Lest anyone think that this is just arguing about technicalities, Graeme notes that for HVAC equipment, the consequences of non-compliance can be serious – and that is clearly something to think about as the UK gets to grip with the flammable refrigerant propane:
“I think I was only about a week into being BESA technical director when I got an email about exploding bellows. You find these bellows – effectively two flanges either side of a rubber ball – in big steel pipework, often for steam or very hot water. And the idea is that it’s there to take up vibration and expansion and contractions from the very hot fluid. But what was happening was the manufacturer was using an inferior grade of rubber in the actual product they put on the market to the one that was tested. This inferior grade rubber goes brittle after constant heat. On one particular case, the engineer that was doing a maintenance inspection got really severely burned, ending his career. When we looked into it, it was because the contractor needed to save a few quid, so they used an alternative product instead of the specified one – which happened to be a cheap import which was of the inferior grade rubber.”
He rails against the thinking that has given rise to this situation: “As long as we have an industry that continues to allow that kind of shortcutting and value-engineering, and a government that allows that country to import here without punitive tariffs – and let’s not get started on the human rights records – what we’re doing is we’re fuelling an economy, which is heavily carbon pollutant…So I’ve said to civil servants: ‘If you really want to drive net zero, you need to stop allowing cheap Chinese imports to come into the country because firstly it diminishes UK industry; Secondly, it’s dangerous to the UK public. And thirdly, it fuels that carbon pollution.”
He concedes that diplomatic issues have meant that the civil servants haven’t been swift to take him up on the suggestion.
However, there is more room for optimism when it comes to F-Gas and the forthcoming revisions. Simply put, whatever scare stories you may have heard about the punitive changes being considered for the legislation, the UK will not be blindly following them.
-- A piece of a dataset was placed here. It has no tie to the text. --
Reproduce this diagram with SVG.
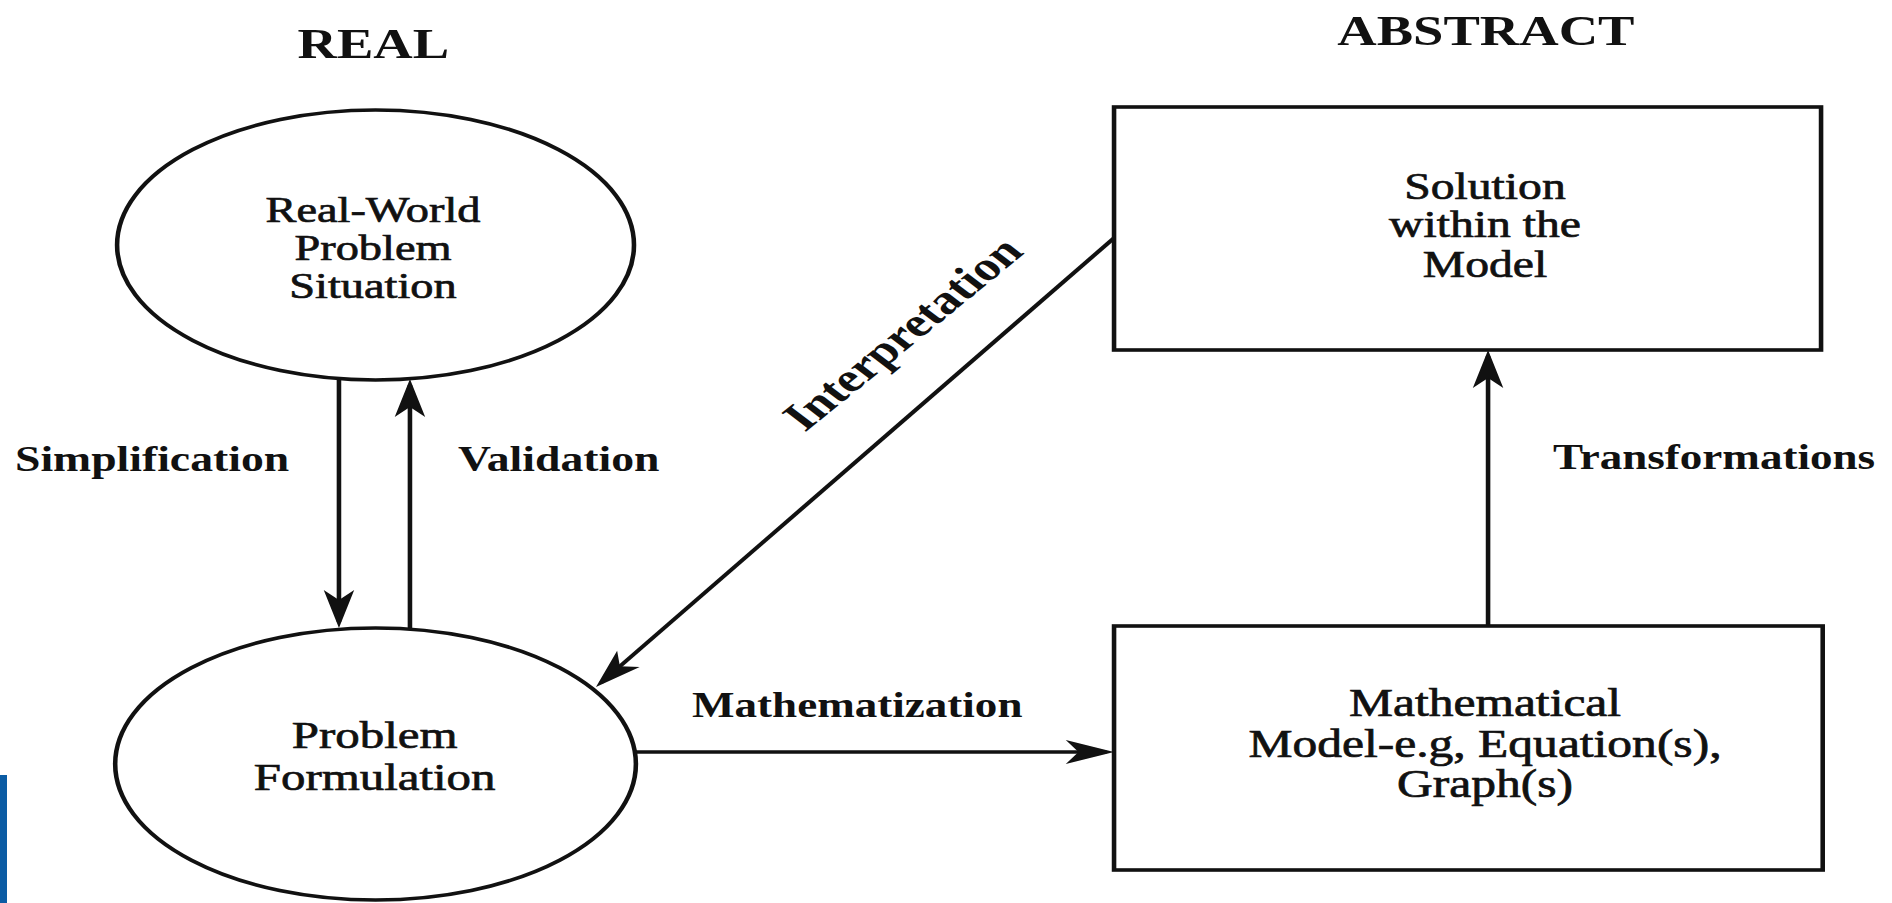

“I have had a lot of people getting very worried about F-Gas, now that the EU has published its trialogue proposals,” he says, “But we are not in the EU anymore. We don’t actually have to worry about it immediately. We are at least a year and a half away. And everything that’s coming out of DEFRA for me points towards pragmatism. A year ago, Defra’s interim report very clearly said that the proposals on the table from the European Commission were unworkable for the UK industry. And I was very heartened by that.”
Graeme believes that Defra recognises he is not driven by an agenda: “Because I was a contractor for 27 years, I think I will always have a sympathy for contractors. But I like to be able to give the industry a practical solution, so I have always tried to be neutral, and I think over the years I’ve felt that trust with Defra – that they understand I’m not just trying to push a certain perspective.”
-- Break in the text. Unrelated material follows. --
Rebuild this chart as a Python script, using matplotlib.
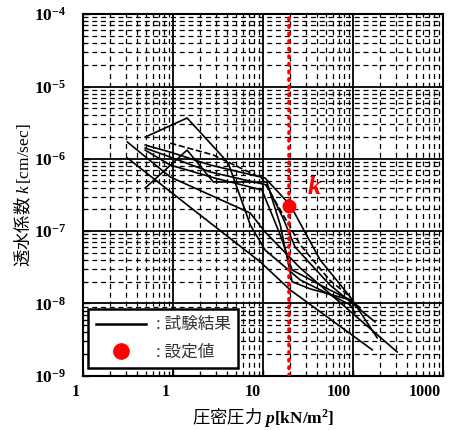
import matplotlib
matplotlib.use("Agg")
import matplotlib.pyplot as plt
import matplotlib.ticker as mticker
import matplotlib.transforms as mtrans
from matplotlib.lines import Line2D

plt.rcParams['font.family'] = ['Noto Sans CJK JP', 'DejaVu Sans']
plt.rcParams['mathtext.fontset'] = 'custom'
plt.rcParams['mathtext.rm'] = 'Liberation Serif'
plt.rcParams['mathtext.it'] = 'Liberation Serif:italic'
plt.rcParams['mathtext.bf'] = 'Liberation Serif:bold'
plt.rcParams['mathtext.bfit'] = 'Liberation Serif:italic:bold'

# test results: consolidation pressure p [kN/m2] vs permeability k [cm/sec]
p1 = [0.49, 1.43, 2.9, 4.1, 7.2, 10.5, 25.8, 93, 105]
k1 = [2.0e-6, 3.67e-6, 1.41e-6, 8.75e-7, 1.22e-7, 5.5e-8, 2.12e-8, 9.6e-9, 7.4e-9]
p2 = [0.93, 2.8, 9.7, 17.6, 25.8, 55, 93]          # dashed run
k2 = [1.65e-6, 1.13e-6, 5.4e-7, 1.5e-7, 6.5e-8, 2.1e-8, 1.23e-8]
p3 = [0.49, 1.43, 2.8, 11, 15.5, 21, 33, 93, 120]
k3 = [3.95e-7, 1.32e-6, 4.79e-7, 4.79e-7, 1.22e-7, 2.0e-8, 1.6e-8, 1.12e-8, 8.7e-9]
p4 = [0.49, 0.93, 2.6, 10.5, 20, 43, 93, 185]
k4 = [1.55e-6, 1.24e-6, 8.2e-7, 5.43e-7, 2.3e-7, 4.0e-8, 1.23e-8, 3.35e-9]
p5 = [0.49, 0.93, 2.6, 11, 16.7, 22.7, 55, 175]
k5 = [1.41e-6, 1.06e-6, 6.57e-7, 4.35e-7, 1.5e-7, 6.0e-8, 1.81e-8, 5.57e-9]
p6 = [0.49, 0.93, 2.9, 9.7, 15.5, 21, 55, 93]
k6 = [1.32e-6, 8.2e-7, 5.43e-7, 3.71e-7, 8.87e-8, 2.9e-8, 1.54e-8, 1.12e-8]
p7 = [0.31, 0.93, 7.2, 10.5, 25.8, 308]
k7 = [1.71e-6, 5.61e-7, 1.78e-7, 9.75e-8, 3.1e-8, 2.14e-9]
p8 = [0.31, 2.0, 9.3, 20, 163]
k8 = [1.03e-6, 1.67e-7, 3.76e-8, 1.54e-8, 2.29e-9]

series = [(p1, k1, '-'), (p2, k2, '--'), (p3, k3, '-'), (p4, k4, '-'),
          (p5, k5, '-'), (p6, k6, '-'), (p7, k7, '-'), (p8, k8, '-')]

# design value
p_set = 19.5
k_set = 2.2e-7

xticks = [0.1, 1, 10, 100, 1000]
xticklabels = ['1', '1', '10', '100', '1000']
yticks = [1e-9, 1e-8, 1e-7, 1e-6, 1e-5, 1e-4]
yticklabels = [r'$\mathbf{10^{-9}}$', r'$\mathbf{10^{-8}}$', r'$\mathbf{10^{-7}}$',
               r'$\mathbf{10^{-6}}$', r'$\mathbf{10^{-5}}$', r'$\mathbf{10^{-4}}$']

fig = plt.figure(figsize=(4.49, 4.30), dpi=100)
ax = fig.add_axes([0.185, 0.126, 0.802, 0.841])
ax.set_xscale('log')
ax.set_yscale('log')
ax.set_xlim(0.1, 1000)
ax.set_ylim(1e-9, 1e-4)

ax.xaxis.set_minor_locator(mticker.LogLocator(base=10, subs=range(2, 10), numticks=20))
ax.yaxis.set_minor_locator(mticker.LogLocator(base=10, subs=range(2, 10), numticks=20))
ax.xaxis.set_minor_formatter(mticker.NullFormatter())
ax.yaxis.set_minor_formatter(mticker.NullFormatter())

ax.grid(which='major', color='black', lw=1.3, ls='-')
ax.grid(which='minor', color='black', lw=0.9, ls=(0, (4, 3)))
ax.set_axisbelow(True)

for sp in ax.spines.values():
    sp.set_linewidth(1.5)
ax.tick_params(which='both', direction='in', top=False, right=False)
ax.tick_params(which='major', length=4, width=1)
ax.tick_params(which='minor', length=3, width=0.8)

ax.set_xticks(xticks, labels=xticklabels)
ax.set_yticks(yticks, labels=yticklabels)
ax.tick_params(axis='x', pad=6)
ax.tick_params(axis='y', pad=12)
off = mtrans.ScaledTranslation(-2 / 72, 0, fig.dpi_scale_trans)
for lab in ax.get_xticklabels():
    lab.set_fontfamily('Liberation Serif')
    lab.set_fontweight('bold')
    lab.set_fontsize(11.5)
    lab.set_horizontalalignment('right')
    lab.set_transform(lab.get_transform() + off)
for lab in ax.get_yticklabels():
    lab.set_fontsize(12.5)

for p, k, ls in series:
    ax.plot(p, k, color='black', lw=1.2, ls=ls, zorder=3)

ax.axvline(p_set, color='red', lw=2.6, ls=(0, (0.4, 1.7)),
           dash_capstyle='round', zorder=4)
ax.plot([p_set], [k_set], 'o', color='red', ms=9, zorder=5)
ax.text(37, 4.1e-7, r'$\mathbfit{k}$', color='red', fontsize=19,
        ha='center', va='center', zorder=5)

ax.set_xlabel(r'圧密圧力 $\mathbfit{p}\mathbf{[kN/m^2]}$', fontsize=12.5, labelpad=4)
ax.set_ylabel(r'透水係数 $\mathit{k}\,[\mathrm{cm/sec}]$', fontsize=12.5, labelpad=1)

handles = [Line2D([], [], color='black', lw=1.8),
           Line2D([], [], color='red', marker='o', ls='none', ms=11)]
leg = ax.legend(handles, [': 試験結果', ': 設定値'], loc='lower left',
                bbox_to_anchor=(0.014, 0.022), borderaxespad=0,
                fancybox=False, framealpha=1, edgecolor='black',
                fontsize=12, handlelength=3.0, borderpad=0.45,
                labelspacing=0.6, handletextpad=0.6)
leg.get_frame().set_linewidth(1.8)
leg.set_zorder(6)
for t in leg.get_texts():
    t.set_color('#333333')

fig.savefig('out.png', dpi=100)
The UK F-Gas proposals are expected to be offered for consultation in late 2024, with an implementation date of early to mid-2025. This is largely due to the fact that the legislation has to be drafted for the UK and formally discussed rather than transposed from EU law.
“What Defra is doing right now is they’re focusing on the things they can do immediately without legislative change, which is things like better enforcement of some of the existing legislation. So, for example, they are looking at better policing the illegal trading of refrigerants and of end-of-life refrigerant recovery.”
This brings us to another bugbear of Graeme’s: refrigerant recovery, or, more accurately, lack of it: “I often used to get jobs as a contractor to go to demolition sites, where for instance the VRF air conditioning system needed to be decommissioned. I wasn’t required to do the strip-out, it was literally just a case of degassing the unit. But I’d get to the unit and find some idiot labourer had just stuck a hacksaw
through the pipes, because there was a wall they needed to knock down.”
“I have said to the European Commission many times over the years ‘Our industry is tired of this. High emissions levels are not down to ‘leakage’ rates at all. Because actually there are thousands of tonnes of refrigerant that have been deliberately emitted to atmosphere by labourers. And our industry gets the brunt of that for something that’s completely outside of our control.”
But, he notes gladly, Defra is making progress on addressing this and is in the midst of a major data collection exercise. More positively still, the department is considering mandating a register of F-Gas qualified operatives to run in parallel with the company certificate register managed by BESA subsidiary REFCOM, along with fellow certification company Quidos.
Having the two types of register in parallel would help enormously with monitoring of refrigerant and the self-policing aspects of implementation of the Regulations – and thus also emissions and in turn carbon usage, he says:
“The companies that are on the REFCOM register would get properly vetted and we can then make sure they actually have records of recovery of refrigerants and stuff like that. We can also encourage them to properly report on those instances that they’re currently uncomfortable reporting, where they’re going to a site to recover gas that’s already had pipes cut and refrigerant released. With air conditioning, because we have a relatively compliant professional workforce now, the leakage rate is probably less than 2%. Commercial refrigeration leakage rates probably start at 8-10%, which is a massive improvement on the 20-30% it was 15 years ago, but there is still a lot of work to do. But where we can make bigger gains is, not surprisingly, in enforcement. And the enforcement brings confidence.”
However, given all the focus on technical matters, it is telling that what Graeme considers his greatest achievement, now he is more than halfway through his two-year IOR Presidency, is helping to change the culture of the Institute and to some extent, the industry:
“I think the culture within the IOR is now more inclusive and I think we are more open to change and discussions about change than ever before. I’ve seen a massive change in the culture already in the last year,” he says, “I made a start before I took office admittedly, but I hit the ground running, that’s for sure.”
Graeme notes that he is the first President of the Institute to come from a mainly air conditioning background, rather than commercial or industrial refrigeration: “I think that has been a big factor in being able to drive that culture change – although admittedly it was also a big factor in the resistance to me getting elected in the first place. There was certainly something of an old boys’ club from the older members of the refrigeration industry. Some of them have retired now, which has helped, no doubt. But the result of us embracing young engineers and female engineers better than before is that we have more empathy on the bigger climate issues. And I think that the more women we have in senior positions of influence and the more we encourage young people to speak up, the more we can change that whole cultural dynamic across the sector. And that is really encouraging.”